PROBLEM DETAILS ::
From the first line of the data down to and including the line with "const yTickValues = [-2, -1, 0, 1, 2, 3];", copy everything exactly, leaving out pictures.
----
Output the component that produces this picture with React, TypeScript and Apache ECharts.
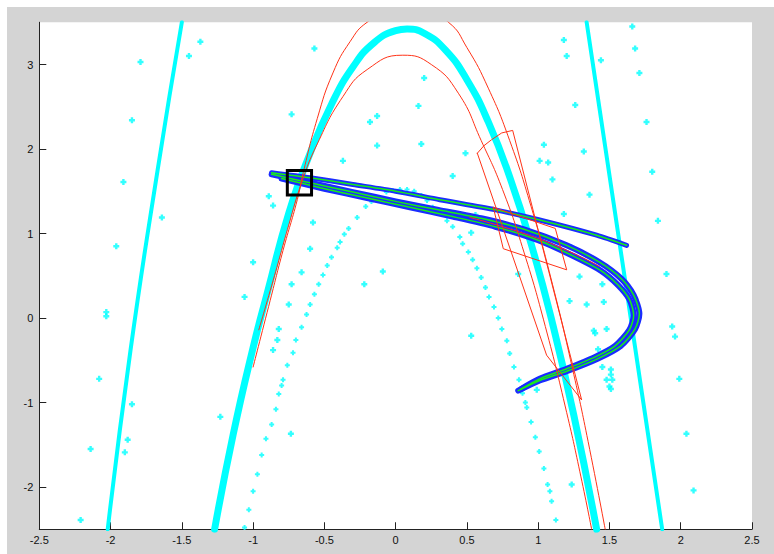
import React, { useEffect, useRef } from "react";
import * as echarts from "echarts";

// ---- data ----
const xTickValues = [-2.5, -2, -1.5, -1, -0.5, 0, 0.5, 1, 1.5, 2, 2.5];
const yTickValues = [-2, -1, 0, 1, 2, 3];

// thick cyan arch (dense '+' markers)
const cyanArchX = [-1.27, -1.14, -1.0, -0.9, -0.75, -0.6, -0.45, -0.3, -0.15, 0.0, 0.08, 0.2, 0.35, 0.5, 0.65, 0.8, 0.95, 1.1, 1.25, 1.41];
const cyanArchY = [-2.5, -1.38, -0.35, 0.3, 1.24, 1.95, 2.53, 2.97, 3.26, 3.4, 3.42, 3.37, 3.17, 2.82, 2.32, 1.67, 0.88, -0.06, -1.15, -2.5];

// red outer arch
const redOuterX = [-1.0, -0.88, -0.79, -0.69, -0.65, -0.55, -0.44, -0.32, -0.2, 0.085, 0.37, 0.5, 0.65, 0.8, 0.95, 1.1, 1.25, 1.35, 1.47];
const redOuterY = [-0.58, 0.21, 0.8, 1.4, 1.71, 2.36, 2.9, 3.27, 3.5, 3.77, 3.5, 3.2, 2.72, 2.1, 1.32, 0.4, -0.67, -1.46, -2.5];

// red inner arch
const redInnerX = [-0.96, -0.85, -0.75, -0.66, -0.55, -0.37, -0.2, 0.05, 0.25, 0.44, 0.6, 0.75, 0.9, 1.05, 1.2, 1.3, 1.375];
const redInnerY = [-0.14, 0.5, 1.1, 1.6, 2.06, 2.62, 2.94, 3.11, 3.0, 2.66, 2.1, 1.52, 0.78, -0.1, -1.12, -1.88, -2.5];

// cyan straight-ish marker lines
const leftLineX = [-2.02, -1.86, -1.67, -1.5];
const leftLineY = [-2.5, -0.38, 1.75, 3.5];
const rightLineX = [1.34, 1.87];
const rightLineY = [3.5, -2.5];

// sparse dotted cyan arch
const dotArcX = [-1.06, -1.03, -1.0, -0.97, -0.94, -0.91, -0.87, -0.84, -0.82, -0.8, -0.79, -0.76, -0.72, -0.7, -0.66, -0.625, -0.6, -0.57, -0.54, -0.51, -0.48, -0.45, -0.41, -0.39, -0.36, -0.33, -0.27, -0.21, -0.17, -0.12, -0.065, -0.02, 0.03, 0.08, 0.13, 0.18, 0.22, 0.26, 0.31, 0.36, 0.4, 0.45, 0.47, 0.51, 0.54, 0.57, 0.6, 0.63, 0.655, 0.69, 0.72, 0.745, 0.78, 0.8, 0.83, 0.865, 0.89, 0.91, 0.92, 0.95, 0.98, 1.007, 1.04, 1.066, 1.082, 1.094, 1.124];
const dotArcY = [-2.48, -2.27, -2.05, -1.85, -1.62, -1.43, -1.26, -1.08, -0.9, -0.8, -0.73, -0.56, -0.41, -0.26, -0.11, 0.04, 0.16, 0.28, 0.4, 0.51, 0.62, 0.72, 0.83, 0.9, 0.99, 1.06, 1.19, 1.32, 1.38, 1.42, 1.49, 1.51, 1.52, 1.52, 1.5, 1.45, 1.39, 1.31, 1.24, 1.15, 1.08, 0.96, 0.88, 0.78, 0.69, 0.59, 0.48, 0.36, 0.25, 0.13, 0.0, -0.13, -0.27, -0.42, -0.58, -0.73, -0.89, -1.0, -1.06, -1.23, -1.41, -1.58, -1.78, -1.97, -2.05, -2.17, -2.39];

// scattered cyan points
const scatterX = [-1.37, -1.45, -1.79, -1.85, -1.91, -1.64, -1.96, -2.03, -2.03, -2.08, -1.85, -1.88, -1.9, -2.14, -2.21, -1.23, -1.0, -1.06, -0.86, -0.89, -0.73, -0.57, -0.58, -0.6, -0.66, -0.73, -0.75, -0.82, -0.83, -0.86, -0.735, -0.09, -0.22, 0.2, 0.16, -0.13, -0.18, -0.13, 0.18, -0.37, 0.4, 0.49, 1.04, 1.32, 1.01, 1.07, 1.1, 1.36, 1.76, 1.8, 1.84, 1.18, 1.23, 0.86, 1.29, 1.45, 0.56, 0.53, 1.9, 1.22, 1.34, 1.46, 1.39, 1.4, 1.48, 0.53, 1.42, 1.45, 1.51, 1.51, 1.48, 1.52, 1.5, 1.51, 1.94, 1.96, 1.99, 0.99, 1.18, 1.2, 1.66, 1.68, 1.44, 1.71, 1.26, 1.235, 2.09, 2.04];
const scatterY = [3.27, 3.1, 3.03, 2.34, 1.61, 1.19, 0.85, 0.07, 0.02, -0.72, -1.02, -1.44, -1.59, -1.55, -2.39, -1.17, 0.66, 0.25, 1.33, 1.44, 2.41, 3.19, 1.13, 0.82, 0.54, 0.4, 0.16, -0.13, -0.26, -0.38, -1.37, 0.55, 0.4, 2.84, 2.51, 2.39, 2.32, 2.04, 2.06, 1.86, 1.68, 1.95, 2.05, 1.97, 1.86, 1.84, 1.64, 1.46, 2.32, 1.73, 1.15, 1.23, 0.84, 0.52, 0.49, 0.4, 1.22, 1.01, 0.52, 0.2, 0.16, 0.19, -0.15, -0.18, -0.13, -0.21, -0.37, -0.58, -0.61, -0.67, -0.73, -0.73, -0.81, -0.84, -0.1, -0.22, -0.72, -0.85, 3.29, 3.1, 3.45, 3.19, 3.05, 2.9, 2.52, -1.97, -2.04, -1.37];

// blue/green band strands
const bandUpperX = [-0.87, -0.6, -0.3, 0.0, 0.31, 0.7, 1.01, 1.41, 1.62];
const bandUpperY = [1.72, 1.66, 1.58, 1.5, 1.4, 1.28, 1.16, 0.98, 0.86];
const bandLowerAX = [-0.87, -0.6, -0.3, 0.0, 0.3, 0.6, 0.9, 1.2, 1.43, 1.58, 1.67, 1.71, 1.68, 1.58, 1.42, 1.2, 1.01, 0.86];
const bandLowerAY = [1.7, 1.6, 1.49, 1.38, 1.28, 1.18, 1.05, 0.86, 0.66, 0.47, 0.27, 0.05, -0.13, -0.33, -0.48, -0.63, -0.74, -0.86];
const bandLowerBX = [-0.8, -0.5, -0.2, 0.1, 0.4, 0.7, 1.0, 1.25, 1.44, 1.56, 1.64, 1.67, 1.64, 1.54, 1.4, 1.2, 1.01, 0.88];
const bandLowerBY = [1.65, 1.53, 1.42, 1.31, 1.2, 1.08, 0.92, 0.73, 0.56, 0.39, 0.22, 0.03, -0.14, -0.33, -0.46, -0.6, -0.72, -0.84];

// thin red line inside the lower band
const redBandX = [0.52, 0.9, 1.2, 1.43];
const redBandY = [1.19, 1.0, 0.8, 0.61];

// red polygons
const polyAX = [0.573, 0.62, 0.673, 0.744, 0.821, 1.305, 1.059, 0.573];
const polyAY = [1.95, 2.04, 2.11, 2.19, 2.22, -0.97, -0.44, 1.95];
const polyBX = [0.685, 1.12, 1.2, 0.755, 0.685];
const polyBY = [1.31, 1.06, 0.57, 0.82, 1.31];

// black square
const boxX = [-0.76, -0.59, -0.59, -0.76, -0.76];
const boxY = [1.455, 1.455, 1.745, 1.745, 1.455];

const zip = (xs: number[], ys: number[]) => xs.map((x, i) => [x, ys[i]]);

const CYAN = "#00ffff";
const RED = "#ff3318";
const BLUE = "#1a2cff";
const GREEN = "#18ee18";
const PLUS = "path://M0.3,0H0.7V0.3H1V0.7H0.7V1H0.3V0.7H0V0.3H0.3Z";
const FONT = "'Liberation Sans', Arial, sans-serif";

function lineSeries(data: number[][], color: string, width: number, smooth: boolean | number, z: number) {
  return {
    type: "line",
    data,
    showSymbol: false,
    symbol: "none",
    smooth,
    z,
    silent: true,
    lineStyle: { color, width, cap: "round", join: "round" },
  };
}

export default function App() {
  const ref = useRef<HTMLDivElement>(null);
  useEffect(() => {
    if (!ref.current) return;
    const chart = echarts.init(ref.current, undefined, { renderer: "svg" });
    chart.setOption({
      animation: false,
      backgroundColor: "#d4d4d4",
      grid: {
        left: 32.3,
        top: 15.25,
        right: 22,
        bottom: 24.75,
        show: true,
        backgroundColor: "#ffffff",
        borderWidth: 0,
      },
      xAxis: {
        type: "value",
        min: -2.5,
        max: 2.5,
        interval: 0.5,
        axisLine: { show: true, onZero: false, lineStyle: { color: "#222", width: 1 } },
        axisTick: { show: true, inside: true, length: 7, lineStyle: { color: "#222" } },
        axisLabel: {
          show: true,
          fontSize: 11,
          fontFamily: FONT,
          color: "#111",
          margin: 5,
          showMinLabel: true,
          showMaxLabel: true,
          hideOverlap: false,
          customValues: xTickValues,
        },
        splitLine: { show: false },
      },
      yAxis: {
        type: "value",
        min: -2.5,
        max: 3.5,
        axisLine: { show: true, onZero: false, lineStyle: { color: "#222", width: 1 } },
        axisTick: { show: true, inside: true, length: 7, lineStyle: { color: "#222" }, customValues: yTickValues },
        axisLabel: {
          show: true,
          fontSize: 11,
          fontFamily: FONT,
          color: "#111",
          margin: 6,
          customValues: yTickValues,
        },
        splitLine: { show: false },
      },
      series: [
        lineSeries(zip(leftLineX, leftLineY), CYAN, 4, true, 1),
        lineSeries(zip(rightLineX, rightLineY), CYAN, 4, false, 1),
        {
          type: "scatter",
          data: zip(scatterX, scatterY),
          symbol: PLUS,
          symbolSize: 6,
          itemStyle: { color: CYAN },
          z: 2,
          silent: true,
        },
        {
          type: "scatter",
          data: zip(dotArcX, dotArcY),
          symbol: PLUS,
          symbolSize: 5,
          itemStyle: { color: CYAN },
          z: 2,
          silent: true,
        },
        lineSeries(zip(cyanArchX, cyanArchY), CYAN, 7, true, 3),
        lineSeries(zip(bandLowerBX, bandLowerBY), BLUE, 6, 0.25, 4),
        lineSeries(zip(bandLowerAX, bandLowerAY), BLUE, 6, 0.25, 4),
        lineSeries(zip(bandUpperX, bandUpperY), BLUE, 5, 0.25, 4),
        lineSeries(zip(bandLowerBX, bandLowerBY), GREEN, 1.5, 0.25, 5),
        lineSeries(zip(bandLowerAX, bandLowerAY), GREEN, 1.5, 0.25, 5),
        lineSeries(zip(bandUpperX, bandUpperY), GREEN, 1.5, 0.25, 5),
        lineSeries(zip(redOuterX, redOuterY), RED, 1, true, 6),
        lineSeries(zip(redInnerX, redInnerY), RED, 1, true, 6),
        lineSeries(zip(redBandX, redBandY), RED, 1, true, 6),
        lineSeries(zip(polyAX, polyAY), RED, 1, false, 6),
        lineSeries(zip(polyBX, polyBY), RED, 1, false, 6),
        { ...lineSeries(zip(boxX, boxY), "#000000", 3, false, 7), lineStyle: { color: "#000", width: 3, cap: "square", join: "miter" } },
      ],
    });
    return () => chart.dispose();
  }, []);

  return (
    <div style={{ position: "fixed", left: 0, top: 0, width: 774, height: 554, background: "#ffffff", overflow: "hidden" }}>
      <div ref={ref} style={{ position: "absolute", left: 7, top: 7, width: 767, height: 547 }} />
    </div>
  );
}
----
RESPONSE ::
Output the component that produces this picture with React, TypeScript and Apache ECharts.
import React, { useEffect, useRef } from "react";
import * as echarts from "echarts";

// ---- data ----
const xTickValues = [-2.5, -2, -1.5, -1, -0.5, 0, 0.5, 1, 1.5, 2, 2.5];
const yTickValues = [-2, -1, 0, 1, 2, 3];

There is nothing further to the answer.